Pea viners were used to separate peas from the large truck-loads of freshly cut pea vines from farmers’ fields. The machines were tall and long, and hand-fed by workers using pitchforks.

The city of Waukesha had a canning company, incorporated Dec. 1, 1899, which quickly grew to be the largest canner in the state of Wisconsin.

In 1908, the Waukesha Canning Company came to the communities of Sussex-Templeton and Eagle and established satellite pea viner stations. The Sussex-Templeton five-unit pea viners were in an open wooden shed on land south of Silver Spring Drive, and just east of the Sussex Creek. Incidentally, Frank Grogan lived in the adjoining home.

In 1924, Grogan was elected as the first president of the village of Sussex-Templeton, thus combining the two adjacent villages. He also served as a “field man" for the Waukesha Canning Co.

Wagon-loads of pea vines harvested at Lisbon farms were brought in by horses to the viners. The vines, stems, leaves and pods would go up in a pile south of the works, and they would quickly ferment into a sticky mess. The smell of ammonia would spill into a full-out door lavatory.  However, the vines were free for farmers to haul away to be used as milking feed for the cows who loved them.

With the vines so close to the creek, there would have been run-off from the plant juices that would dye the water a garish green. The creek would remain such a color a mile away, as the Sussex Creek flow hit Lisbon Road, and then continued down to feed into the Fox River. (Was this pollution?)

The peas were shucked into 50-pound boxes, which were quickly shunted to a Soo Line Railroad spur (today the Wisconsin Central). Every two hours, a special “jittney train” was made up and quick-paced to Waukesha, where the peas were canned.

Power for this first series of five viners was furnished by Edger Brown and his steam machine. Brown had the time to utilize his steam machine for the pea crop because they matured in late June or early July, before wheat, oats, barley and other grains matured. Thus, the peas were a source of extra income.

However, the Waukesha Canning Co. went into receivership in 1910, bankruptcy in 1910-11 and it obsolete by 1912, as the no. 1 local viner.

The no. 2 viner was part of the September 1920 building of the Mammoth Spring Canning Co. By 1921, the viner was located where today stands the Art Sawall Mammoth Springs Apartments (essentially right in the middle of Old Templeton with houses and businesses adjacent to it).

The unfortunate mix of location coupled with the odor produced prompted the new Mammoth Spring Canning Co. to put the no. 3 viner station where today is the area east of Quad Tech, south of the Chicago North Western Railroad. The prevailing winds came from the west, so the odor was somewhat gone. However, on certain days, whiskey corners got a full whiff of it.

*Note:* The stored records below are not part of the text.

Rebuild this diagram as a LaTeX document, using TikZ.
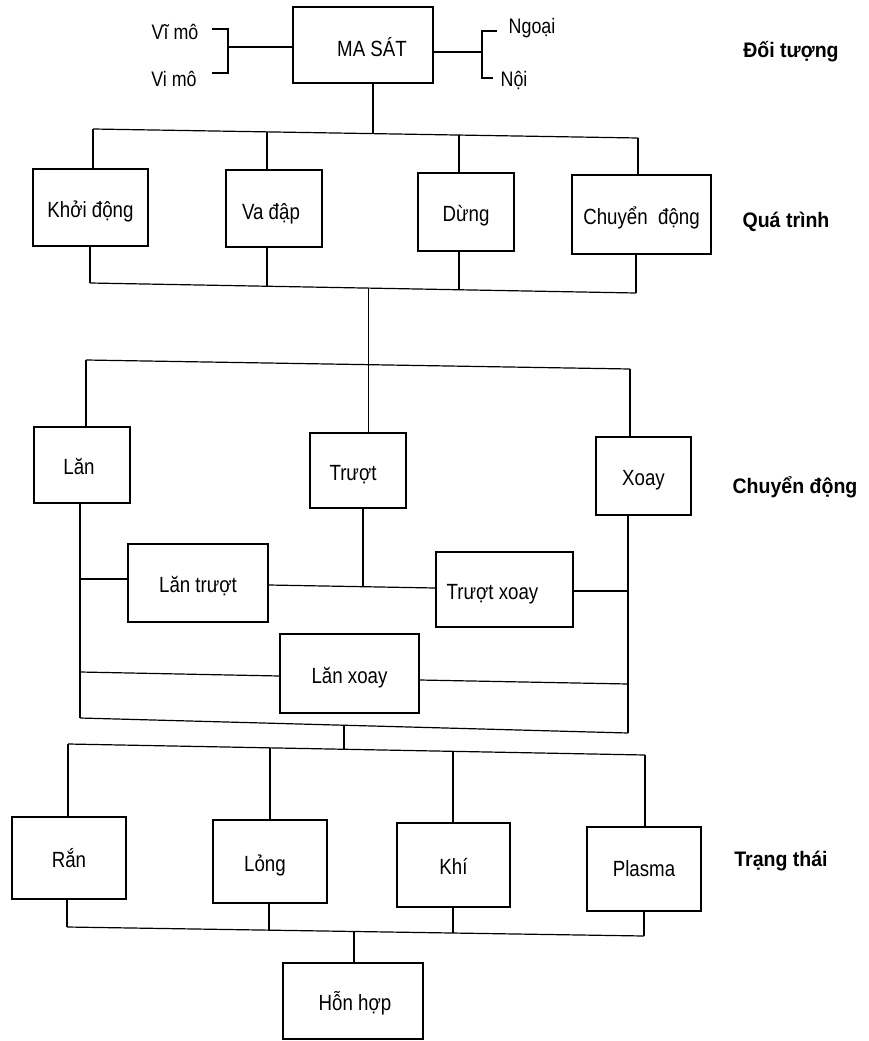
\documentclass[tikz,border=0pt]{standalone}
\usepackage{fontspec}
\setmainfont{Liberation Sans}[FakeStretch=0.85]
\newfontfamily\labelfont{Liberation Sans}[FakeStretch=0.93]
\newcommand\sh[3]{\raisebox{#2}[\height][\depth]{\makebox[0pt]{\hspace*{#1}\hspace*{#1}#3}}}
\begin{document}
\begin{tikzpicture}[x=1pt,y=-1pt,line width=1.2pt,
  box/.style={draw, inner sep=0pt, text height=21pt, text depth=2pt, font=\fontsize{22}{24}\selectfont},
  txt/.style={inner sep=0pt, font=\fontsize{21}{23}\selectfont},
  side/.style={inner sep=0pt, font=\labelfont\bfseries\fontsize{21}{23}\selectfont}]
\useasboundingbox (0,0) rectangle (869,1041);

% ---------- level 1 ----------
\node[box, minimum width=140pt, minimum height=76pt] (ms) at (363,45) {\sh{9pt}{-2pt}{MA SÁT}};
\node[txt] (vimo1) at (175,32) {Vĩ mô};
\node[txt] (vimo2) at (174,79) {Vi mô};
\node[txt] (ngoai) at (532,28) {Ngoại};
\node[txt] (noi) at (514,80) {Nội};
\node[side] (l1) at (791,52) {Đối tượng};

\coordinate (bl1) at (212,29);
\coordinate (bl2) at (212,73);
\coordinate (bk) at (228,47);
\draw (bl1) -| (bk) |- (bl2);
\draw (bk) -- (bk -| ms.west);
\coordinate (jr) at (482,52);
\coordinate (br1) at (497,31);
\coordinate (br2) at (493,78);
\draw (jr -| ms.east) -- (jr);
\draw (br1) -| (jr) |- (br2);

% ---------- level 2 ----------
\node[box, minimum width=115pt, minimum height=77pt] (kd) at (90.5,207.5) {Khởi động};
\node[box, minimum width=96pt, minimum height=77pt] (vd) at (274,208.5) {\sh{-3pt}{-1pt}{Va đập}};
\node[box, minimum width=96pt, minimum height=78pt] (dg) at (466,212) {Dừng};
\node[box, minimum width=139pt, minimum height=79pt] (cd) at (641.5,214.5) {Chuyển\ \ động};
\node[side] (l2) at (786,222) {Quá trình};

\coordinate (t1) at (93,129);
\coordinate (t2) at (267,131.9);
\coordinate (t3) at (373,133.6);
\coordinate (t4) at (459,135);
\coordinate (t5) at (638,138);
\draw (t1) -- (t5);
\draw (t3 |- ms.south) -- (t3);
\draw (t1) -- (t1 |- kd.north);
\draw (t2) -- (t2 |- vd.north);
\draw (t4) -- (t4 |- dg.north);
\draw (t5) -- (t5 |- cd.north);

\coordinate (u1) at (90,283);
\coordinate (u2) at (267,286.2);
\coordinate (u3) at (368.5,288.1);
\coordinate (u4) at (459,289.8);
\coordinate (u5) at (636,293);
\draw (u1) -- (u5);
\draw (u1 |- kd.south) -- (u1);
\draw (u2 |- vd.south) -- (u2);
\draw (u4 |- dg.south) -- (u4);
\draw (u5 |- cd.south) -- (u5);

% ---------- level 3 ----------
\node[box, minimum width=96pt, minimum height=76pt] (lan) at (82,465) {\sh{-3pt}{0pt}{Lăn}};
\node[box, minimum width=96pt, minimum height=75pt] (tr) at (358,470.5) {\sh{-5pt}{0pt}{Trượt}};
\node[box, minimum width=95pt, minimum height=78pt] (xo) at (643.5,476) {Xoay};
\node[box, minimum width=140pt, minimum height=78pt] (lt) at (198,583) {Lăn trượt};
\node[box, minimum width=137pt, minimum height=75pt] (tx) at (504.5,589.5) {\sh{-12pt}{0pt}{Trượt xoay}};
\node[box, minimum width=139pt, minimum height=79pt] (lx) at (349.5,673.5) {Lăn xoay};
\node[side] (l3) at (795,487) {Chuyển động};

\coordinate (v1) at (86,360);
\coordinate (v3) at (630,369);
\draw (v1) -- (v3);
\draw (v1) -- (v1 |- lan.north);
\draw (v3) -- (v3 |- xo.north);
\draw (u3) -- (u3 |- tr.north);

\coordinate (w1) at (80,718);
\coordinate (w2) at (344,725.2);
\coordinate (w3) at (628,733);
\draw (w1) -- (w3);
\draw (w1 |- lan.south) -- (w1);
\draw (w3 |- xo.south) -- (w3);

\coordinate (c1) at (80,579);
\draw (c1) -- (c1 -| lt.west);
\draw ([yshift=-2pt]lt.east) -- ([yshift=1.5pt]tx.west);
\coordinate (m3) at (363,586.7);
\draw (m3 |- tr.south) -- (m3);
\coordinate (c4) at (628,591);
\draw (c4 -| tx.east) -- (c4);
\coordinate (c2) at (80,672);
\draw (c2) -- ([yshift=-2.5pt]lx.west);
\coordinate (c3) at (628,684);
\draw ([yshift=-6.5pt]lx.east) -- (c3);

% ---------- level 4 ----------
\node[box, minimum width=114pt, minimum height=82pt] (ran) at (69,858) {Rắn};
\node[box, minimum width=114pt, minimum height=83pt] (lo) at (270,861.5) {\sh{-5pt}{0pt}{Lỏng}};
\node[box, minimum width=113pt, minimum height=84pt] (kh) at (453.5,865) {Khí};
\node[box, minimum width=114pt, minimum height=84pt] (pl) at (644,869) {\sh{0pt}{2pt}{Plasma}};
\node[box, minimum width=140pt, minimum height=76pt] (hh) at (353,1001) {\sh{2pt}{0pt}{Hỗn hợp}};
\node[side] (l4) at (781,861) {Trạng thái};

\coordinate (x1) at (68,744);
\coordinate (x2) at (270,747.8);
\coordinate (xm) at (344,749.3);
\coordinate (x3) at (453,751.3);
\coordinate (x4) at (645,755);
\draw (x1) -- (x4);
\draw (w2) -- (xm);
\draw (x1) -- (x1 |- ran.north);
\draw (x2) -- (x2 |- lo.north);
\draw (x3) -- (x3 |- kh.north);
\draw (x4) -- (x4 |- pl.north);

\coordinate (y1) at (67,927);
\coordinate (y2) at (269,930.2);
\coordinate (ym) at (354,931.5);
\coordinate (y3) at (453,933);
\coordinate (y4) at (644,936);
\draw (y1) -- (y4);
\draw (y1 |- ran.south) -- (y1);
\draw (y2 |- lo.south) -- (y2);
\draw (y3 |- kh.south) -- (y3);
\draw (y4 |- pl.south) -- (y4);
\draw (ym) -- (ym |- hh.north);
\end{tikzpicture}
\end{document}
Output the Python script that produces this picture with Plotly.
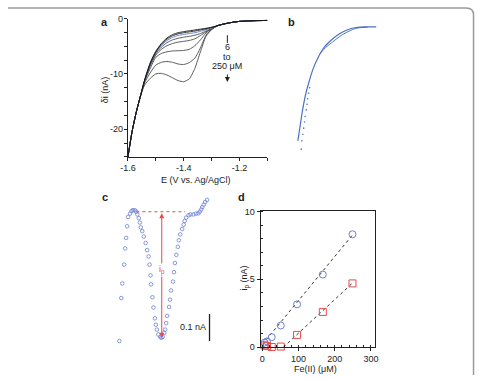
import plotly.graph_objects as go

# ---------------- Panel a: voltammograms ----------------
E_low = [-1.600, -1.585, -1.570, -1.555]
di_low = [-25.0, -20.4, -16.9, -14.0]
E_mid = [-1.54, -1.52, -1.50, -1.48, -1.46, -1.44, -1.42, -1.40, -1.38, -1.36, -1.34, -1.32, -1.30]
E_high = [-1.28, -1.26, -1.24, -1.22, -1.20, -1.17, -1.14, -1.10]
di_high = [-1.3, -1.02, -0.8, -0.63, -0.5, -0.42, -0.36, -0.33]

di_bg = [-11.1, -8.0, -5.9, -4.5, -3.5, -2.9, -2.55, -2.35, -2.2, -2.05, -1.9, -1.75, -1.55]
di_6 = [-11.1, -8.1, -6.0, -4.65, -3.7, -3.1, -2.75, -2.55, -2.4, -2.25, -2.05, -1.85, -1.6]
di_12 = [-11.15, -8.2, -6.15, -4.85, -3.95, -3.4, -3.05, -2.85, -2.7, -2.55, -2.3, -2.0, -1.7]
di_25 = [-11.2, -8.35, -6.35, -5.15, -4.35, -3.85, -3.55, -3.35, -3.2, -3.0, -2.7, -2.25, -1.8]
di_50 = [-11.25, -8.55, -6.6, -5.55, -4.9, -4.5, -4.25, -4.1, -3.95, -3.65, -3.05, -2.4, -1.85]
di_100 = [-11.35, -9.0, -7.0, -6.3, -6.0, -5.85, -5.8, -5.75, -5.55, -4.9, -3.85, -2.6, -1.9]
di_170 = [-11.6, -9.8, -8.4, -7.9, -7.75, -7.9, -8.2, -8.3, -7.95, -7.15, -5.3, -3.0, -1.95]
di_250 = [-12.0, -10.8, -10.0, -9.9, -10.2, -10.7, -11.2, -11.4, -10.9, -9.0, -6.0, -3.2, -2.0]

a_xticks = [-1.6, -1.5, -1.4, -1.3, -1.2, -1.1]
a_xtext = ["-1.6", "", "-1.4", "", "-1.2", ""]
a_yticks = [0, -2.5, -5, -7.5, -10, -12.5, -15, -17.5, -20, -22.5, -25]
a_ytext = ["0", "", "", "", "-10", "", "", "", "-20", "", ""]

# ---------------- Panel b: fitted curve ----------------
b_E = [-1.550, -1.543, -1.534, -1.523, -1.511, -1.494, -1.476, -1.459, -1.435, -1.406, -1.376, -1.341, -1.306, -1.269]
b_di = [-22.1, -19.8, -16.8, -13.9, -11.6, -8.9, -6.9, -5.4, -4.1, -2.9, -2.1, -1.6, -1.5, -1.5]
b2_E = [-1.47, -1.45, -1.43, -1.41, -1.39, -1.37, -1.35, -1.33, -1.30]
b2_di = [-6.3, -5.2, -4.4, -3.6, -2.9, -2.35, -1.9, -1.65, -1.55]
bdot_E = [-1.508, -1.511, -1.515, -1.517, -1.520, -1.524, -1.526, -1.529, -1.532, -1.536, -1.538]
bdot_di = [-12.5, -13.5, -14.5, -15.5, -16.5, -17.7, -18.7, -19.8, -20.9, -22.1, -23.6]

# ---------------- Panel c: background-subtracted peak ----------------
c_E = [-1.417, -1.413, -1.411, -1.407, -1.405, -1.403, -1.401,
       -1.399, -1.395, -1.392, -1.389, -1.385, -1.382, -1.380, -1.377,
       -1.375, -1.373, -1.370, -1.367, -1.363, -1.360, -1.357, -1.355, -1.353,
       -1.352, -1.349, -1.347, -1.344, -1.342, -1.340, -1.337, -1.333, -1.331,
       -1.328, -1.325, -1.323, -1.321, -1.319, -1.315, -1.313, -1.311, -1.307,
       -1.305, -1.303, -1.300, -1.297, -1.295, -1.292, -1.288, -1.285, -1.283,
       -1.280, -1.275, -1.271, -1.265, -1.260, -1.255, -1.252, -1.249, -1.247,
       -1.244, -1.241, -1.237]
c_i = [-0.479, -0.320, -0.266, -0.196, -0.136, -0.097, -0.054,
       -0.019, -0.007, 0.002, 0.006, 0.005, 0.000, -0.010, -0.024,
       -0.040, -0.058, -0.072, -0.092, -0.116, -0.142, -0.166, -0.196, -0.236,
       -0.269, -0.317, -0.355, -0.395, -0.419, -0.437, -0.455, -0.464, -0.467,
       -0.464, -0.449, -0.437, -0.413, -0.386, -0.353, -0.326, -0.292, -0.259,
       -0.224, -0.190, -0.160, -0.130, -0.106, -0.084, -0.064, -0.048, -0.034,
       -0.022, -0.013, -0.010, -0.010, -0.007, -0.006, 0.000, 0.008, 0.017,
       0.026, 0.036, 0.044]
c_Ep = -1.33
c_ip = -0.467
c_base_E = [-1.382, -1.282]
c_scale_E = -1.232
c_scale_i = [-0.379, -0.479]

# ---------------- Panel d: calibration ----------------
fe_conc = [6, 13, 26, 51, 96, 167, 249]
ip_blue = [0.34, 0.43, 0.74, 1.6, 3.16, 5.35, 8.32]
ip_red = [0.14, 0.10, 0.02, 0.05, 0.91, 2.6, 4.7]
fit_blue_x = [0, 250]
fit_blue_y = [0.2, 8.3]
fit_red_x = [58, 250]
fit_red_y = [0.0, 4.75]

FONT = "Arial, Liberation Sans, sans-serif"
INK = "#222222"
BLUE = "#6b7fd7"
RED = "#e84a4a"

fig = go.Figure()

curves = [(di_250, "#4a4a4a"), (di_170, "#4a4a4a"), (di_100, "#4a4a4a"), (di_50, "#4a4a4a"),
          (di_25, "#4a4a4a"), (di_12, "#5a78c8"), (di_6, "#222222"), (di_bg, "#111111")]
for mid, col in curves:
    fig.add_trace(go.Scatter(x=E_low + E_mid + E_high, y=di_low + mid + di_high, mode="lines",
                             line=dict(color=col, width=0.9, shape="spline", smoothing=0.6),
                             xaxis="x", yaxis="y", hoverinfo="skip"))

fig.add_trace(go.Scatter(x=b_E, y=b_di, mode="lines",
                         line=dict(color="#4a72c4", width=1.2, shape="spline", smoothing=0.6),
                         xaxis="x2", yaxis="y2"))
fig.add_trace(go.Scatter(x=b2_E, y=b2_di, mode="lines",
                         line=dict(color="#4a72c4", width=1.0, shape="spline", smoothing=0.6),
                         xaxis="x2", yaxis="y2"))
fig.add_trace(go.Scatter(x=bdot_E, y=bdot_di, mode="markers",
                         marker=dict(color="#4a72c4", size=1.6),
                         xaxis="x2", yaxis="y2"))

fig.add_trace(go.Scatter(x=c_E, y=c_i, mode="markers",
                         marker=dict(symbol="circle-open", color=BLUE, size=3.6, line=dict(width=0.8, color=BLUE)),
                         xaxis="x3", yaxis="y3", cliponaxis=False))

fig.add_trace(go.Scatter(x=fit_blue_x, y=fit_blue_y, mode="lines",
                         line=dict(color="#333333", width=1, dash="dot"), xaxis="x4", yaxis="y4"))
fig.add_trace(go.Scatter(x=fit_red_x, y=fit_red_y, mode="lines",
                         line=dict(color="#333333", width=1, dash="dot"), xaxis="x4", yaxis="y4"))
fig.add_trace(go.Scatter(x=fe_conc, y=ip_blue, mode="markers", cliponaxis=False,
                         marker=dict(symbol="circle-open", color=BLUE, size=7, line=dict(width=1, color=BLUE)),
                         xaxis="x4", yaxis="y4"))
fig.add_trace(go.Scatter(x=fe_conc, y=ip_red, mode="markers", cliponaxis=False,
                         marker=dict(symbol="square-open", color=RED, size=7, line=dict(width=1, color=RED)),
                         xaxis="x4", yaxis="y4"))

def px(v):
    return v / 479.0

def py(v):
    return 1 - v / 380.0

axis_common = dict(showline=True, linecolor=INK, linewidth=1, ticks="outside",
                   tickwidth=1, tickcolor=INK, showgrid=False, zeroline=False,
                   tickfont=dict(size=9, color=INK, family=FONT))

def lab(text, x, y, size=9, angle=0, color=INK):
    return dict(text=text, x=px(x), y=py(y), xref="paper", yref="paper", showarrow=False,
                xanchor="center", yanchor="middle", textangle=angle,
                font=dict(size=size, color=color))

annotations = [
    lab("<b>a</b>", 99, 17, 11),
    lab("<b>b</b>", 291, 17, 11),
    lab("<b>c</b>", 100, 197, 11),
    lab("<b>d</b>", 239, 197, 11),
    lab("δi (nA)", 99, 87, 9, -90),
    lab("E (V vs. Ag/AgCl)", 193, 180),
    lab("6", 225, 43),
    lab("to", 225, 53),
    lab("250 μM", 225, 63),
    dict(text="", x=px(225), y=py(79), ax=0, ay=-9, xref="paper", yref="paper",
         showarrow=True, arrowhead=2, arrowsize=1, arrowwidth=1, arrowcolor=INK),
    # panel c
    dict(text="", x=c_Ep, y=c_ip, ax=c_Ep, ay=0, xref="x3", yref="y3", axref="x3", ayref="y3",
         showarrow=True, arrowhead=2, startarrowhead=2, arrowside="end+start", arrowsize=1,
         arrowwidth=1, arrowcolor=RED),
    dict(text="i<sub>p</sub>", x=-1.329, y=-0.215, xref="x3", yref="y3", showarrow=False,
         xanchor="center", yanchor="middle",
         font=dict(size=9, color=RED), bgcolor="white", borderpad=0),
    dict(text="E<sub>p</sub> -1.33 V", x=c_Ep, y=-0.53, xref="x3", yref="y3", showarrow=False,
         xanchor="center", yanchor="middle", font=dict(size=9, color=RED)),
    dict(text="0.1 nA", x=-1.266, y=-0.427, xref="x3", yref="y3", showarrow=False,
         xanchor="center", yanchor="middle", font=dict(size=9)),
    # panel d
    lab("i<sub>p</sub> (nA)", 243, 280, 9, -90),
    lab("Fe(II) (μM)", 315, 374),
]

shapes = [
    dict(type="path", xref="paper", yref="paper",
         path=f"M 0,{py(3)} L {px(470)},{py(3)} Q {px(477.5)},{py(3)} {px(477.5)},{py(10)} L {px(477.5)},0",
         line=dict(color="#9a9a9a", width=1.5)),
    dict(type="line", xref="paper", yref="paper", x0=px(225), x1=px(225), y0=py(31), y1=py(39),
         line=dict(color=INK, width=1)),
    dict(type="line", xref="x3", yref="y3", x0=c_base_E[0], x1=c_base_E[1], y0=0, y1=0,
         line=dict(color=RED, width=1, dash="dot")),
    dict(type="line", xref="x3", yref="y3", x0=c_scale_E, x1=c_scale_E, y0=c_scale_i[0], y1=c_scale_i[1],
         line=dict(color=INK, width=1.3)),
]

fig.update_layout(
    width=479, height=380, margin=dict(l=0, r=0, t=0, b=0),
    paper_bgcolor="white", plot_bgcolor="rgba(0,0,0,0)", showlegend=False,
    font=dict(family=FONT, size=9, color=INK),
    xaxis=dict(domain=[px(123), px(266)], range=[-1.6, -1.1], anchor="y", ticklen=3,
               ticklabelstandoff=-1, tickvals=a_xticks, ticktext=a_xtext, **axis_common),
    yaxis=dict(domain=[py(156), py(14)], range=[-25, 0], anchor="x", ticklen=3,
               ticklabelstandoff=-1, tickvals=a_yticks, ticktext=a_ytext, **axis_common),
    xaxis2=dict(domain=[px(283), px(426)], range=[-1.6, -1.1], anchor="y2", visible=False),
    yaxis2=dict(domain=[py(156), py(14)], range=[-25, 0], anchor="x2", visible=False),
    xaxis3=dict(domain=[px(105), px(215)], range=[-1.4354, -1.2154], anchor="y3", visible=False),
    yaxis3=dict(domain=[py(355), py(195)], range=[-0.515, 0.0625], anchor="x3", visible=False),
    xaxis4=dict(domain=[px(259), px(376)], range=[-5, 310], anchor="y4", mirror=True,
                tickvals=[0, 100, 200, 300], ticklen=3,
                minor=dict(dtick=20, tick0=0, ticks="inside", ticklen=2, tickcolor=INK),
                **axis_common),
    yaxis4=dict(domain=[py(351.5), py(212)], range=[0, 10], anchor="x4", mirror=True,
                tickvals=[0, 5, 10], ticklen=3,
                minor=dict(dtick=1, tick0=0, ticks="inside", ticklen=2, tickcolor=INK),
                **axis_common),
    annotations=annotations,
    shapes=shapes,
)

fig.write_html("out.html")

I personally remember farmers coming into Sussex mills with a truckload, and we could not serve them too fast to just get them back out onto the roadway to their local farms. You could smell them from 10 feet away.

However, when you asked the farmers about it, their reply would be, "It puts a lot more milk into the pail when I can feed them to my cows," and that the pea vines were essentially "free for the taking.”

However, by 1960 all the pea-thrashing viners were gone – peas were now harvested by movable, motorized threshing machines which cut, threshed, and spit the vines onto the field and the peas into holding bins.